■ Directions
Give all the lines below again, exactly, with no pictures.

[Start]

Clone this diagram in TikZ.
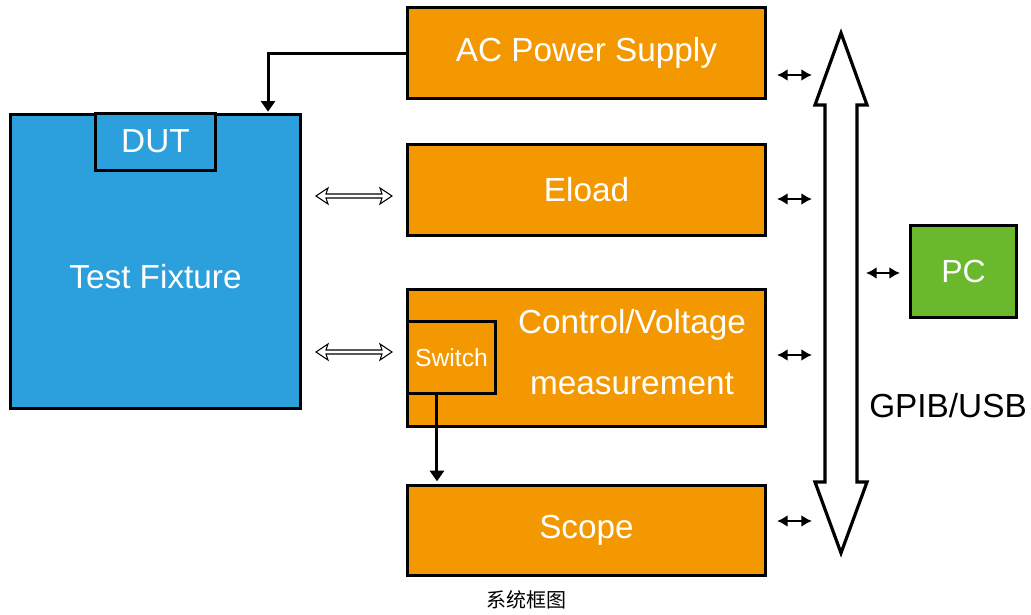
\documentclass[tikz,border=0pt]{standalone}
\usepackage{fontspec}
\setmainfont{Liberation Sans}
\newfontfamily\cjk{Noto Sans CJK SC}
\usetikzlibrary{arrows.meta,calc}
\definecolor{orng}{HTML}{F39800}
\definecolor{fixblue}{HTML}{2BA0DC}
\definecolor{pcgreen}{HTML}{6AB82C}
\tikzset{
  box/.style={draw=black, line width=2.25pt, fill=orng, text=white, font=\fontsize{25}{30}\selectfont, inner sep=0pt},
  lbl/.style={text=white, font=\fontsize{25}{30}\selectfont, inner sep=0pt},
  bi/.style={line width=2.2pt, {Latex[length=8pt,width=9pt]}-{Latex[length=8pt,width=9pt]}},
  feed/.style={line width=2.25pt, -{Triangle[length=8pt,width=10.5pt]}},
  hollow/.style={draw=black, fill=white, line width=0.8pt, line join=miter},
  bus/.style={draw=black, fill=white, line width=2.4pt, line join=miter},
}
\begin{document}
\begin{tikzpicture}[x=0.75pt,y=-0.75pt]
\useasboundingbox (0,0) rectangle (1031,614);
% instrument boxes
\node[box, minimum width=268.5pt, minimum height=68.25pt] (ac) at (586.5,53) {AC Power Supply};
\node[box, minimum width=268.5pt, minimum height=68.25pt] (el) at (586.5,190) {Eload};
\node[box, minimum width=268.5pt, minimum height=102.75pt] (ct) at (586.5,358) {};
\node[lbl] (ct1) at (632,325) {Control/Voltage};
\node[lbl] (ct2) at (632,384) {measurement};
\node[box, minimum width=66pt, minimum height=54pt, font=\fontsize{18.5}{22}\selectfont] (sw) at (451.5,357.5) {Switch};
\node[box, minimum width=268.5pt, minimum height=67.5pt] (sc) at (586.5,530.5) {Scope};
% test fixture
\node[box, fill=fixblue, minimum width=217.5pt, minimum height=220.5pt] (tf) at (155.5,261.5) {};
\node[lbl] (tft) at (155.5,277) {Test Fixture};
\node[box, fill=fixblue, minimum width=90pt, minimum height=42.75pt] (dut) at (155.5,141.5) {DUT};
% PC
\node[box, fill=pcgreen, minimum width=79.5pt, minimum height=69pt, font=\fontsize{24}{28}\selectfont] (pc) at (963.5,271.5) {PC};
\node[inner sep=0pt, font=\fontsize{25}{30}\selectfont] (gp) at (948,406) {GPIB/USB};
% bus (hollow double arrow)
\draw[bus] (841,33) -- (867,105) -- (857,105) -- (857,482) -- (867,482) -- (841,553)
  -- (815,482) -- (825,482) -- (825,105) -- (815,105) -- cycle;
\coordinate (busL1) at (812,75);
\coordinate (busL2) at (812,199);
\coordinate (busL3) at (812,355);
\coordinate (busL4) at (812,521);
\coordinate (busR) at (866,273);
% small bidirectional arrows
\draw[bi] ([xshift=7.5pt]ac.east |- busL1) -- (busL1);
\draw[bi] ([xshift=7.5pt]el.east |- busL2) -- (busL2);
\draw[bi] ([xshift=7.5pt]ct.east |- busL3) -- (busL3);
\draw[bi] ([xshift=7.5pt]sc.east |- busL4) -- (busL4);
\draw[bi] (busR) -- ([xshift=-6.75pt]pc.west |- busR);
% feed arrows
\draw[feed] (ac.west) -| ([xshift=84.4pt,yshift=1pt]tf.north);
\draw[feed] ([xshift=-10.9pt]sw.south) -- ([xshift=-10.9pt,yshift=2pt]sw.south |- sc.north);
% hollow double arrows between fixture and instruments
\foreach \y in {196,352}{
  \draw[hollow] (316,\y) -- (328,\y-8) -- (326,\y-2) -- (382,\y-2) -- (380,\y-8) -- (392,\y)
    -- (380,\y+8) -- (382,\y+2) -- (326,\y+2) -- (328,\y+8) -- cycle;
}
% caption
\node[inner sep=0pt, font=\cjk\fontsize{15}{18}\selectfont] (cap) at (526,600) {系统框图};
\end{tikzpicture}
\end{document}
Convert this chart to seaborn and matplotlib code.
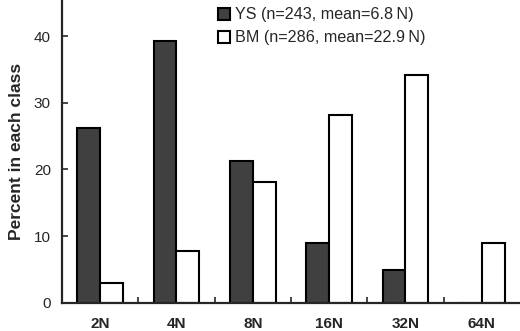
import numpy as np
import pandas as pd
import seaborn as sns
import matplotlib
matplotlib.use('Agg')
import matplotlib.pyplot as plt

classes = ['2N', '4N', '8N', '16N', '32N', '64N']
ys_pct = [26.2, 39.2, 21.2, 9.0, 5.0, 0.0]
bm_pct = [3.0, 7.8, 18.1, 28.1, 34.1, 9.0]
series = ['YS (n=243, mean=6.8\u2009N)', 'BM (n=286, mean=22.9\u2009N)']
colors = ['#404040', 'white']

sns.set_style('ticks')
plt.rcParams['font.family'] = ['Liberation Sans', 'DejaVu Sans']

df = pd.DataFrame({
    'cls': classes * 2,
    'pct': ys_pct + bm_pct,
    'series': [series[0]] * len(classes) + [series[1]] * len(classes),
})

fig = plt.figure(figsize=(5.2, 3.31), dpi=100)
ax = fig.add_axes([0.119, 0.085, 0.881, 0.915])

sns.barplot(data=df, x='cls', y='pct', hue='series', order=classes,
            hue_order=series, palette=dict(zip(series, colors)),
            width=0.6, gap=0, edgecolor='black', linewidth=1.5,
            saturation=1, ax=ax)

ax.set_xlim(-0.5, 5.5)
ax.set_ylim(0, 45.4)
ax.set_yticks([0, 10, 20, 30, 40])
ax.set_xlabel('')
ax.set_ylabel('Percent in each class', fontsize=12.5, fontweight='bold', labelpad=7)

ax.tick_params(axis='y', direction='in', length=4, width=1.2, labelsize=11, pad=8)
ax.tick_params(axis='x', which='major', length=0, labelsize=11, pad=10)
for lab in ax.get_xticklabels():
    lab.set_fontweight('bold')
ax.set_xticks(np.arange(0.5, 5.0, 1.0), minor=True)
ax.tick_params(axis='x', which='minor', direction='in', length=4, width=1.2)

sns.despine(ax=ax)
ax.spines['left'].set_linewidth(1.6)
ax.spines['bottom'].set_linewidth(1.6)

ax.legend(loc='upper left', bbox_to_anchor=(0.33, 0.992), frameon=False,
          fontsize=11.6, handlelength=0.75, handleheight=0.75, handletextpad=0.3,
          labelspacing=0.5, borderaxespad=0, borderpad=0.3)

fig.savefig('out.png', dpi=100)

[End]

■ Solution to this problem
Clone this diagram in TikZ.
\documentclass[tikz,border=0pt]{standalone}
\usepackage{fontspec}
\setmainfont{Liberation Sans}
\newfontfamily\cjk{Noto Sans CJK SC}
\usetikzlibrary{arrows.meta,calc}
\definecolor{orng}{HTML}{F39800}
\definecolor{fixblue}{HTML}{2BA0DC}
\definecolor{pcgreen}{HTML}{6AB82C}
\tikzset{
  box/.style={draw=black, line width=2.25pt, fill=orng, text=white, font=\fontsize{25}{30}\selectfont, inner sep=0pt},
  lbl/.style={text=white, font=\fontsize{25}{30}\selectfont, inner sep=0pt},
  bi/.style={line width=2.2pt, {Latex[length=8pt,width=9pt]}-{Latex[length=8pt,width=9pt]}},
  feed/.style={line width=2.25pt, -{Triangle[length=8pt,width=10.5pt]}},
  hollow/.style={draw=black, fill=white, line width=0.8pt, line join=miter},
  bus/.style={draw=black, fill=white, line width=2.4pt, line join=miter},
}
\begin{document}
\begin{tikzpicture}[x=0.75pt,y=-0.75pt]
\useasboundingbox (0,0) rectangle (1031,614);
% instrument boxes
\node[box, minimum width=268.5pt, minimum height=68.25pt] (ac) at (586.5,53) {AC Power Supply};
\node[box, minimum width=268.5pt, minimum height=68.25pt] (el) at (586.5,190) {Eload};
\node[box, minimum width=268.5pt, minimum height=102.75pt] (ct) at (586.5,358) {};
\node[lbl] (ct1) at (632,325) {Control/Voltage};
\node[lbl] (ct2) at (632,384) {measurement};
\node[box, minimum width=66pt, minimum height=54pt, font=\fontsize{18.5}{22}\selectfont] (sw) at (451.5,357.5) {Switch};
\node[box, minimum width=268.5pt, minimum height=67.5pt] (sc) at (586.5,530.5) {Scope};
% test fixture
\node[box, fill=fixblue, minimum width=217.5pt, minimum height=220.5pt] (tf) at (155.5,261.5) {};
\node[lbl] (tft) at (155.5,277) {Test Fixture};
\node[box, fill=fixblue, minimum width=90pt, minimum height=42.75pt] (dut) at (155.5,141.5) {DUT};
% PC
\node[box, fill=pcgreen, minimum width=79.5pt, minimum height=69pt, font=\fontsize{24}{28}\selectfont] (pc) at (963.5,271.5) {PC};
\node[inner sep=0pt, font=\fontsize{25}{30}\selectfont] (gp) at (948,406) {GPIB/USB};
% bus (hollow double arrow)
\draw[bus] (841,33) -- (867,105) -- (857,105) -- (857,482) -- (867,482) -- (841,553)
  -- (815,482) -- (825,482) -- (825,105) -- (815,105) -- cycle;
\coordinate (busL1) at (812,75);
\coordinate (busL2) at (812,199);
\coordinate (busL3) at (812,355);
\coordinate (busL4) at (812,521);
\coordinate (busR) at (866,273);
% small bidirectional arrows
\draw[bi] ([xshift=7.5pt]ac.east |- busL1) -- (busL1);
\draw[bi] ([xshift=7.5pt]el.east |- busL2) -- (busL2);
\draw[bi] ([xshift=7.5pt]ct.east |- busL3) -- (busL3);
\draw[bi] ([xshift=7.5pt]sc.east |- busL4) -- (busL4);
\draw[bi] (busR) -- ([xshift=-6.75pt]pc.west |- busR);
% feed arrows
\draw[feed] (ac.west) -| ([xshift=84.4pt,yshift=1pt]tf.north);
\draw[feed] ([xshift=-10.9pt]sw.south) -- ([xshift=-10.9pt,yshift=2pt]sw.south |- sc.north);
% hollow double arrows between fixture and instruments
\foreach \y in {196,352}{
  \draw[hollow] (316,\y) -- (328,\y-8) -- (326,\y-2) -- (382,\y-2) -- (380,\y-8) -- (392,\y)
    -- (380,\y+8) -- (382,\y+2) -- (326,\y+2) -- (328,\y+8) -- cycle;
}
% caption
\node[inner sep=0pt, font=\cjk\fontsize{15}{18}\selectfont] (cap) at (526,600) {系统框图};
\end{tikzpicture}
\end{document}
Convert this chart to seaborn and matplotlib code.
import numpy as np
import pandas as pd
import seaborn as sns
import matplotlib
matplotlib.use('Agg')
import matplotlib.pyplot as plt

classes = ['2N', '4N', '8N', '16N', '32N', '64N']
ys_pct = [26.2, 39.2, 21.2, 9.0, 5.0, 0.0]
bm_pct = [3.0, 7.8, 18.1, 28.1, 34.1, 9.0]
series = ['YS (n=243, mean=6.8\u2009N)', 'BM (n=286, mean=22.9\u2009N)']
colors = ['#404040', 'white']

sns.set_style('ticks')
plt.rcParams['font.family'] = ['Liberation Sans', 'DejaVu Sans']

df = pd.DataFrame({
    'cls': classes * 2,
    'pct': ys_pct + bm_pct,
    'series': [series[0]] * len(classes) + [series[1]] * len(classes),
})

fig = plt.figure(figsize=(5.2, 3.31), dpi=100)
ax = fig.add_axes([0.119, 0.085, 0.881, 0.915])

sns.barplot(data=df, x='cls', y='pct', hue='series', order=classes,
            hue_order=series, palette=dict(zip(series, colors)),
            width=0.6, gap=0, edgecolor='black', linewidth=1.5,
            saturation=1, ax=ax)

ax.set_xlim(-0.5, 5.5)
ax.set_ylim(0, 45.4)
ax.set_yticks([0, 10, 20, 30, 40])
ax.set_xlabel('')
ax.set_ylabel('Percent in each class', fontsize=12.5, fontweight='bold', labelpad=7)

ax.tick_params(axis='y', direction='in', length=4, width=1.2, labelsize=11, pad=8)
ax.tick_params(axis='x', which='major', length=0, labelsize=11, pad=10)
for lab in ax.get_xticklabels():
    lab.set_fontweight('bold')
ax.set_xticks(np.arange(0.5, 5.0, 1.0), minor=True)
ax.tick_params(axis='x', which='minor', direction='in', length=4, width=1.2)

sns.despine(ax=ax)
ax.spines['left'].set_linewidth(1.6)
ax.spines['bottom'].set_linewidth(1.6)

ax.legend(loc='upper left', bbox_to_anchor=(0.33, 0.992), frameon=False,
          fontsize=11.6, handlelength=0.75, handleheight=0.75, handletextpad=0.3,
          labelspacing=0.5, borderaxespad=0, borderpad=0.3)

fig.savefig('out.png', dpi=100)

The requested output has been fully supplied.